THE EXERCISE
Return each line of the data below verbatim; pictures are to be left out.

──────────

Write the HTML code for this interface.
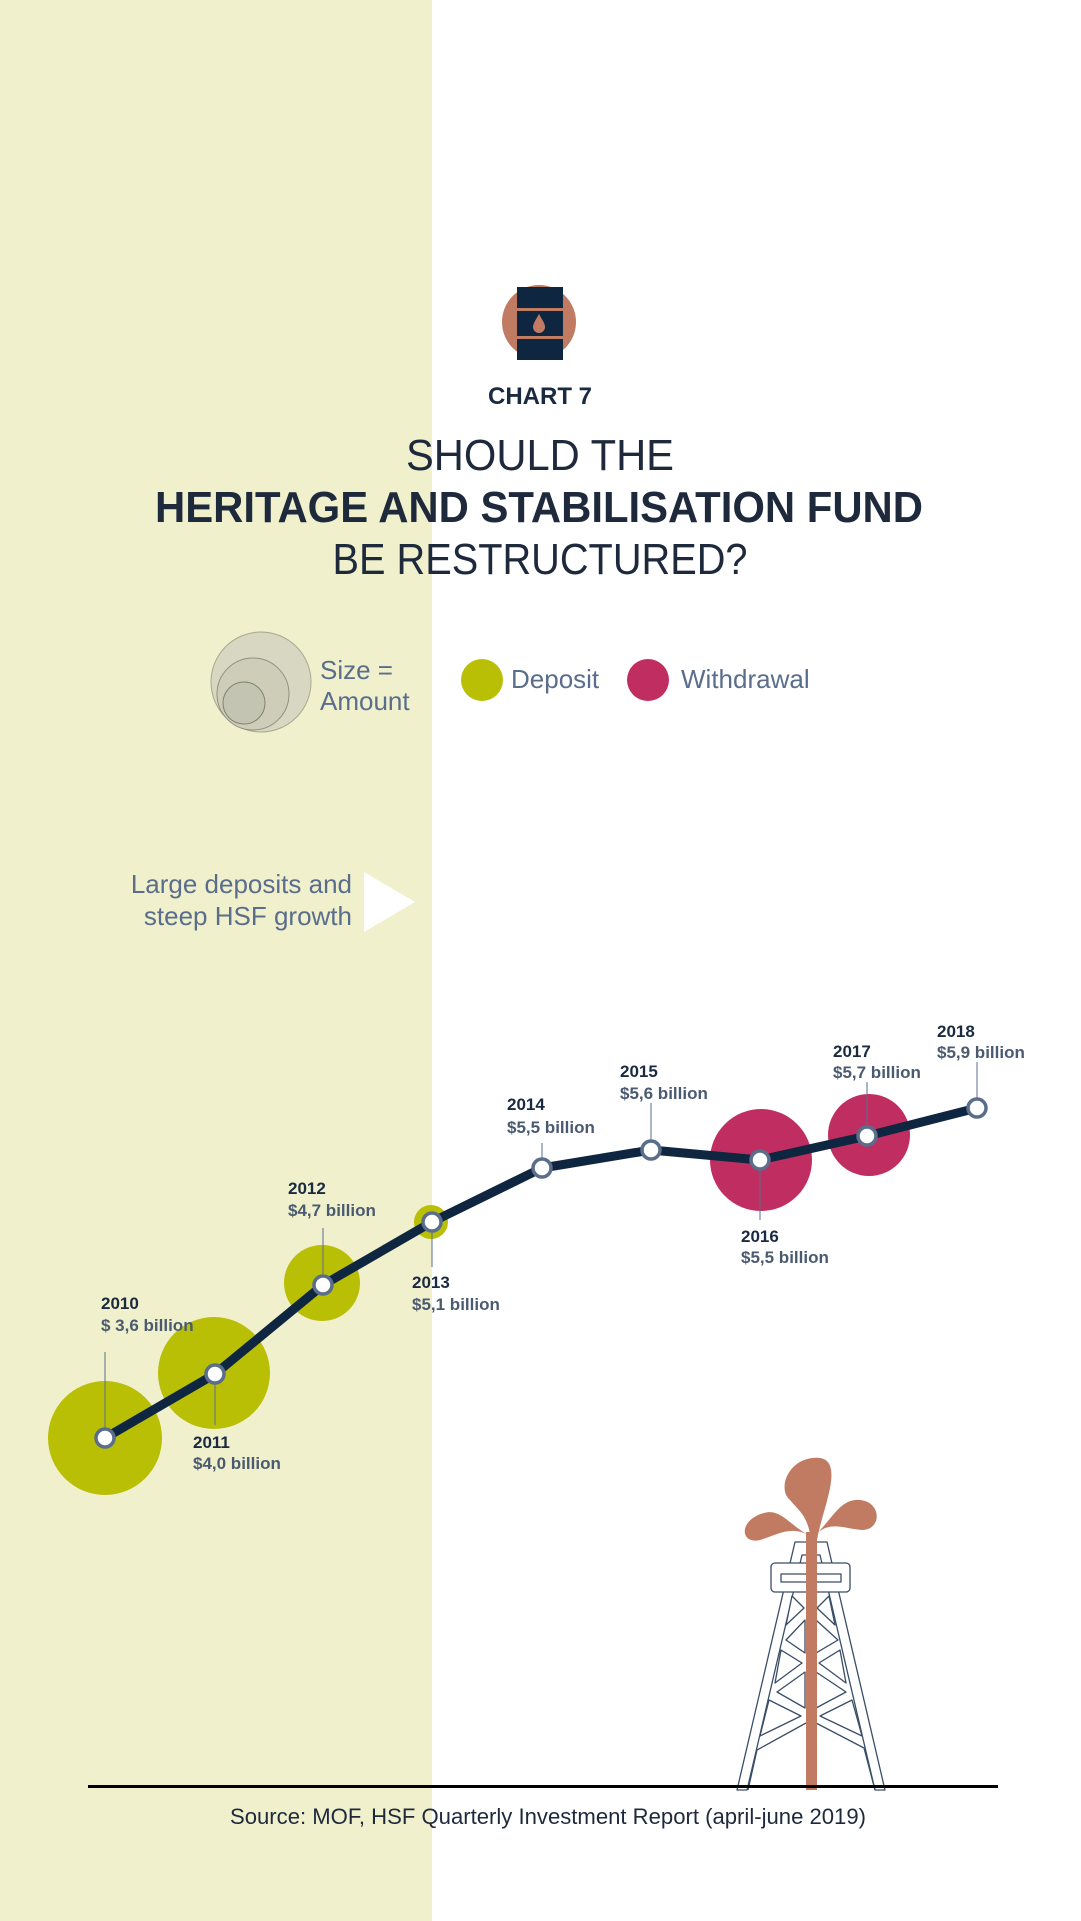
<!DOCTYPE html>
<html><head><meta charset="utf-8"><style>
html,body{margin:0;padding:0;background:#fff}
svg{display:block}
text{font-family:"Liberation Sans",sans-serif}
</style></head><body>
<svg width="1081" height="1921" viewBox="0 0 1081 1921" xmlns="http://www.w3.org/2000/svg">
<rect x="0" y="0" width="432" height="1921" fill="#f0f0cd"/>
<circle cx="539" cy="322" r="37" fill="#c07b62"/>
<rect x="517" y="287" width="46" height="73" fill="#0e2640"/>
<rect x="517" y="308" width="46" height="3" fill="#c07b62"/>
<rect x="517" y="336" width="46" height="3" fill="#c07b62"/>
<path d="M539 314 C535 321 533 324 533 327 A6 6 0 0 0 545 327 C545 324 543 321 539 314Z" fill="#c07b62"/>
<text x="540" y="404" text-anchor="middle" font-size="24" font-weight="bold" fill="#1a2a40">CHART 7</text>
<text x="540" y="470" text-anchor="middle" font-size="44" fill="#1e2a3c" textLength="268" lengthAdjust="spacingAndGlyphs">SHOULD THE</text>
<text x="539" y="522" text-anchor="middle" font-size="44" font-weight="bold" fill="#1e2a3c" textLength="768" lengthAdjust="spacingAndGlyphs">HERITAGE AND STABILISATION FUND</text>
<text x="540" y="574" text-anchor="middle" font-size="44" fill="#1e2a3c" textLength="415" lengthAdjust="spacingAndGlyphs">BE RESTRUCTURED?</text>
<circle cx="261" cy="682" r="50" fill="#d8d8c2" stroke="#a8a890" stroke-width="1"/>
<circle cx="253" cy="694" r="36" fill="#cdcdb8" stroke="#909080" stroke-width="1"/>
<circle cx="244" cy="703" r="21" fill="#c4c4b2" stroke="#808070" stroke-width="1"/>
<text x="320" y="679" font-size="26" fill="#5a6e8c">Size =</text>
<text x="320" y="710" font-size="26" fill="#5a6e8c">Amount</text>
<circle cx="482" cy="680" r="21" fill="#b9bf05"/>
<text x="511" y="688" font-size="26" fill="#5a6e8c">Deposit</text>
<circle cx="648" cy="680" r="21" fill="#c02e61"/>
<text x="681" y="688" font-size="26" fill="#5a6e8c">Withdrawal</text>
<text x="352" y="893" text-anchor="end" font-size="26" fill="#5a6e8c">Large deposits and</text>
<text x="352" y="925" text-anchor="end" font-size="26" fill="#5a6e8c">steep HSF growth</text>
<polygon points="364,872 415,902 364,932" fill="#fff"/>
<circle cx="105" cy="1438" r="57" fill="#b9bf05"/>
<circle cx="214" cy="1373" r="56" fill="#b9bf05"/>
<circle cx="322" cy="1283" r="38" fill="#b9bf05"/>
<circle cx="431" cy="1222" r="17" fill="#b9bf05"/>
<circle cx="761" cy="1160" r="51" fill="#c02e61"/>
<circle cx="869" cy="1135" r="41" fill="#c02e61"/>
<g stroke="#5a6e8c" stroke-width="1">
<line x1="105" y1="1352" x2="105" y2="1438"/>
<line x1="215" y1="1373" x2="215" y2="1425"/>
<line x1="323" y1="1228" x2="323" y2="1283"/>
<line x1="432" y1="1222" x2="432" y2="1267"/>
<line x1="542" y1="1143" x2="542" y2="1167"/>
<line x1="651" y1="1103" x2="651" y2="1148"/>
<line x1="760" y1="1160" x2="760" y2="1220"/>
<line x1="867" y1="1082" x2="867" y2="1135"/>
<line x1="977" y1="1062" x2="977" y2="1107"/>
</g>
<polyline points="105,1438 215,1374 323,1285 432,1222 542,1168 651,1150 760,1160 867,1136 977,1108" fill="none" stroke="#0e2640" stroke-width="9" stroke-linejoin="round"/>
<g fill="#fff" stroke="#5a6e8c" stroke-width="3.5">
<circle cx="105" cy="1438" r="9"/><circle cx="215" cy="1374" r="9"/><circle cx="323" cy="1285" r="9"/>
<circle cx="432" cy="1222" r="9"/><circle cx="542" cy="1168" r="9"/><circle cx="651" cy="1150" r="9"/>
<circle cx="760" cy="1160" r="9"/><circle cx="867" cy="1136" r="9"/><circle cx="977" cy="1108" r="9"/>
</g>
<g font-size="17" font-weight="bold">
<text x="101" y="1309" fill="#1a2a40">2010</text><text x="101" y="1331" fill="#4a5a70">$ 3,6 billion</text>
<text x="193" y="1448" fill="#1a2a40">2011</text><text x="193" y="1469" fill="#4a5a70">$4,0 billion</text>
<text x="288" y="1194" fill="#1a2a40">2012</text><text x="288" y="1216" fill="#4a5a70">$4,7 billion</text>
<text x="412" y="1288" fill="#1a2a40">2013</text><text x="412" y="1310" fill="#4a5a70">$5,1 billion</text>
<text x="507" y="1110" fill="#1a2a40">2014</text><text x="507" y="1133" fill="#4a5a70">$5,5 billion</text>
<text x="620" y="1077" fill="#1a2a40">2015</text><text x="620" y="1099" fill="#4a5a70">$5,6 billion</text>
<text x="741" y="1242" fill="#1a2a40">2016</text><text x="741" y="1263" fill="#4a5a70">$5,5 billion</text>
<text x="833" y="1057" fill="#1a2a40">2017</text><text x="833" y="1078" fill="#4a5a70">$5,7 billion</text>
<text x="937" y="1037" fill="#1a2a40">2018</text><text x="937" y="1058" fill="#4a5a70">$5,9 billion</text>
</g>
<g fill="#fff" stroke="#3a4e68" stroke-width="1.3" stroke-linejoin="round">
<polygon points="795,1542 827,1542 885,1790 875,1790 820,1555 802,1555 747,1790 737,1790"/>
<rect x="771" y="1563" width="79" height="29" rx="4"/>
<rect x="781" y="1574" width="60" height="8"/>
<polygon points="792,1596 804,1608 786,1625"/>
<polygon points="829,1596 817,1608 835,1625"/>
<polygon points="805,1620 786,1640 805,1653"/>
<polygon points="816,1620 838,1640 816,1653"/>
<polygon points="781,1650 802,1663 775,1683"/>
<polygon points="840,1650 819,1663 846,1683"/>
<polygon points="805,1672 777,1692 805,1708"/>
<polygon points="816,1672 846,1692 816,1708"/>
<polygon points="769,1700 801,1716 760,1736"/>
<polygon points="852,1700 820,1716 862,1736"/>
<polyline points="806,1723 757,1750 748,1790" fill="none"/>
<polyline points="816,1723 864,1748 875,1790" fill="none"/>
</g>
<rect x="806" y="1532" width="11" height="258" fill="#c07b62"/>
<path d="M811 1540 C808 1515 798 1510 790 1500 C776 1488 790 1455 820 1458 C845 1462 822 1510 817 1540 Z" fill="#c07b62"/>
<path d="M808 1535 C790 1525 780 1508 764 1513 C738 1520 740 1545 760 1540 C775 1536 790 1525 808 1535Z" fill="#c07b62"/>
<path d="M815 1535 C832 1520 840 1498 860 1500 C882 1502 882 1530 862 1530 C845 1529 830 1520 815 1535Z" fill="#c07b62"/>
<rect x="88" y="1785" width="910" height="3" fill="#000"/>
<text x="548" y="1824" text-anchor="middle" font-size="22" fill="#1e2a3c" textLength="636" lengthAdjust="spacingAndGlyphs">Source: MOF, HSF Quarterly Investment Report (april-june 2019)</text>
</svg>
</body></html>
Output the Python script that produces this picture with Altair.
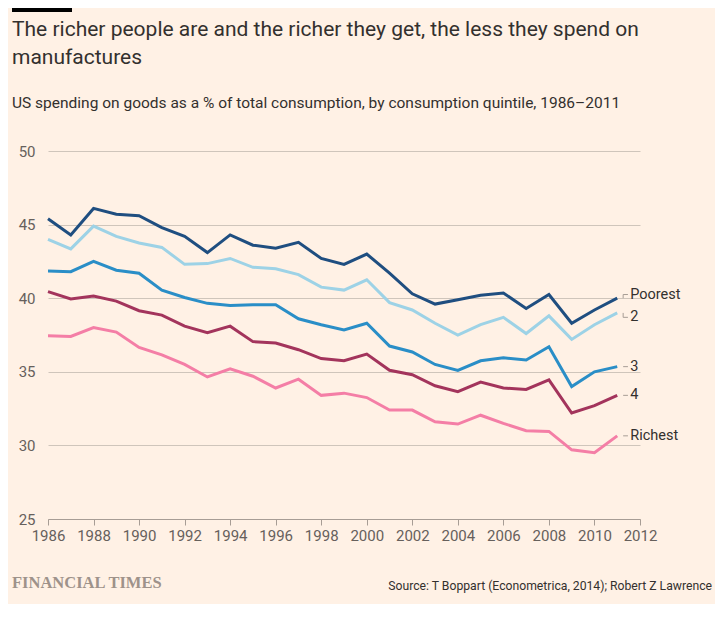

──────────

THE RESULT
Write the HTML code for this interface.
<!DOCTYPE html>
<html><head><meta charset="utf-8"><style>
html,body{margin:0;padding:0;background:#fff}
svg{display:block}
text{font-family:"Liberation Sans",sans-serif}
</style></head><body>
<svg width="1081" height="1921" viewBox="0 0 1081 1921" xmlns="http://www.w3.org/2000/svg">
<rect x="0" y="0" width="432" height="1921" fill="#f0f0cd"/>
<circle cx="539" cy="322" r="37" fill="#c07b62"/>
<rect x="517" y="287" width="46" height="73" fill="#0e2640"/>
<rect x="517" y="308" width="46" height="3" fill="#c07b62"/>
<rect x="517" y="336" width="46" height="3" fill="#c07b62"/>
<path d="M539 314 C535 321 533 324 533 327 A6 6 0 0 0 545 327 C545 324 543 321 539 314Z" fill="#c07b62"/>
<text x="540" y="404" text-anchor="middle" font-size="24" font-weight="bold" fill="#1a2a40">CHART 7</text>
<text x="540" y="470" text-anchor="middle" font-size="44" fill="#1e2a3c" textLength="268" lengthAdjust="spacingAndGlyphs">SHOULD THE</text>
<text x="539" y="522" text-anchor="middle" font-size="44" font-weight="bold" fill="#1e2a3c" textLength="768" lengthAdjust="spacingAndGlyphs">HERITAGE AND STABILISATION FUND</text>
<text x="540" y="574" text-anchor="middle" font-size="44" fill="#1e2a3c" textLength="415" lengthAdjust="spacingAndGlyphs">BE RESTRUCTURED?</text>
<circle cx="261" cy="682" r="50" fill="#d8d8c2" stroke="#a8a890" stroke-width="1"/>
<circle cx="253" cy="694" r="36" fill="#cdcdb8" stroke="#909080" stroke-width="1"/>
<circle cx="244" cy="703" r="21" fill="#c4c4b2" stroke="#808070" stroke-width="1"/>
<text x="320" y="679" font-size="26" fill="#5a6e8c">Size =</text>
<text x="320" y="710" font-size="26" fill="#5a6e8c">Amount</text>
<circle cx="482" cy="680" r="21" fill="#b9bf05"/>
<text x="511" y="688" font-size="26" fill="#5a6e8c">Deposit</text>
<circle cx="648" cy="680" r="21" fill="#c02e61"/>
<text x="681" y="688" font-size="26" fill="#5a6e8c">Withdrawal</text>
<text x="352" y="893" text-anchor="end" font-size="26" fill="#5a6e8c">Large deposits and</text>
<text x="352" y="925" text-anchor="end" font-size="26" fill="#5a6e8c">steep HSF growth</text>
<polygon points="364,872 415,902 364,932" fill="#fff"/>
<circle cx="105" cy="1438" r="57" fill="#b9bf05"/>
<circle cx="214" cy="1373" r="56" fill="#b9bf05"/>
<circle cx="322" cy="1283" r="38" fill="#b9bf05"/>
<circle cx="431" cy="1222" r="17" fill="#b9bf05"/>
<circle cx="761" cy="1160" r="51" fill="#c02e61"/>
<circle cx="869" cy="1135" r="41" fill="#c02e61"/>
<g stroke="#5a6e8c" stroke-width="1">
<line x1="105" y1="1352" x2="105" y2="1438"/>
<line x1="215" y1="1373" x2="215" y2="1425"/>
<line x1="323" y1="1228" x2="323" y2="1283"/>
<line x1="432" y1="1222" x2="432" y2="1267"/>
<line x1="542" y1="1143" x2="542" y2="1167"/>
<line x1="651" y1="1103" x2="651" y2="1148"/>
<line x1="760" y1="1160" x2="760" y2="1220"/>
<line x1="867" y1="1082" x2="867" y2="1135"/>
<line x1="977" y1="1062" x2="977" y2="1107"/>
</g>
<polyline points="105,1438 215,1374 323,1285 432,1222 542,1168 651,1150 760,1160 867,1136 977,1108" fill="none" stroke="#0e2640" stroke-width="9" stroke-linejoin="round"/>
<g fill="#fff" stroke="#5a6e8c" stroke-width="3.5">
<circle cx="105" cy="1438" r="9"/><circle cx="215" cy="1374" r="9"/><circle cx="323" cy="1285" r="9"/>
<circle cx="432" cy="1222" r="9"/><circle cx="542" cy="1168" r="9"/><circle cx="651" cy="1150" r="9"/>
<circle cx="760" cy="1160" r="9"/><circle cx="867" cy="1136" r="9"/><circle cx="977" cy="1108" r="9"/>
</g>
<g font-size="17" font-weight="bold">
<text x="101" y="1309" fill="#1a2a40">2010</text><text x="101" y="1331" fill="#4a5a70">$ 3,6 billion</text>
<text x="193" y="1448" fill="#1a2a40">2011</text><text x="193" y="1469" fill="#4a5a70">$4,0 billion</text>
<text x="288" y="1194" fill="#1a2a40">2012</text><text x="288" y="1216" fill="#4a5a70">$4,7 billion</text>
<text x="412" y="1288" fill="#1a2a40">2013</text><text x="412" y="1310" fill="#4a5a70">$5,1 billion</text>
<text x="507" y="1110" fill="#1a2a40">2014</text><text x="507" y="1133" fill="#4a5a70">$5,5 billion</text>
<text x="620" y="1077" fill="#1a2a40">2015</text><text x="620" y="1099" fill="#4a5a70">$5,6 billion</text>
<text x="741" y="1242" fill="#1a2a40">2016</text><text x="741" y="1263" fill="#4a5a70">$5,5 billion</text>
<text x="833" y="1057" fill="#1a2a40">2017</text><text x="833" y="1078" fill="#4a5a70">$5,7 billion</text>
<text x="937" y="1037" fill="#1a2a40">2018</text><text x="937" y="1058" fill="#4a5a70">$5,9 billion</text>
</g>
<g fill="#fff" stroke="#3a4e68" stroke-width="1.3" stroke-linejoin="round">
<polygon points="795,1542 827,1542 885,1790 875,1790 820,1555 802,1555 747,1790 737,1790"/>
<rect x="771" y="1563" width="79" height="29" rx="4"/>
<rect x="781" y="1574" width="60" height="8"/>
<polygon points="792,1596 804,1608 786,1625"/>
<polygon points="829,1596 817,1608 835,1625"/>
<polygon points="805,1620 786,1640 805,1653"/>
<polygon points="816,1620 838,1640 816,1653"/>
<polygon points="781,1650 802,1663 775,1683"/>
<polygon points="840,1650 819,1663 846,1683"/>
<polygon points="805,1672 777,1692 805,1708"/>
<polygon points="816,1672 846,1692 816,1708"/>
<polygon points="769,1700 801,1716 760,1736"/>
<polygon points="852,1700 820,1716 862,1736"/>
<polyline points="806,1723 757,1750 748,1790" fill="none"/>
<polyline points="816,1723 864,1748 875,1790" fill="none"/>
</g>
<rect x="806" y="1532" width="11" height="258" fill="#c07b62"/>
<path d="M811 1540 C808 1515 798 1510 790 1500 C776 1488 790 1455 820 1458 C845 1462 822 1510 817 1540 Z" fill="#c07b62"/>
<path d="M808 1535 C790 1525 780 1508 764 1513 C738 1520 740 1545 760 1540 C775 1536 790 1525 808 1535Z" fill="#c07b62"/>
<path d="M815 1535 C832 1520 840 1498 860 1500 C882 1502 882 1530 862 1530 C845 1529 830 1520 815 1535Z" fill="#c07b62"/>
<rect x="88" y="1785" width="910" height="3" fill="#000"/>
<text x="548" y="1824" text-anchor="middle" font-size="22" fill="#1e2a3c" textLength="636" lengthAdjust="spacingAndGlyphs">Source: MOF, HSF Quarterly Investment Report (april-june 2019)</text>
</svg>
</body></html>
Output the Python script that produces this picture with Altair.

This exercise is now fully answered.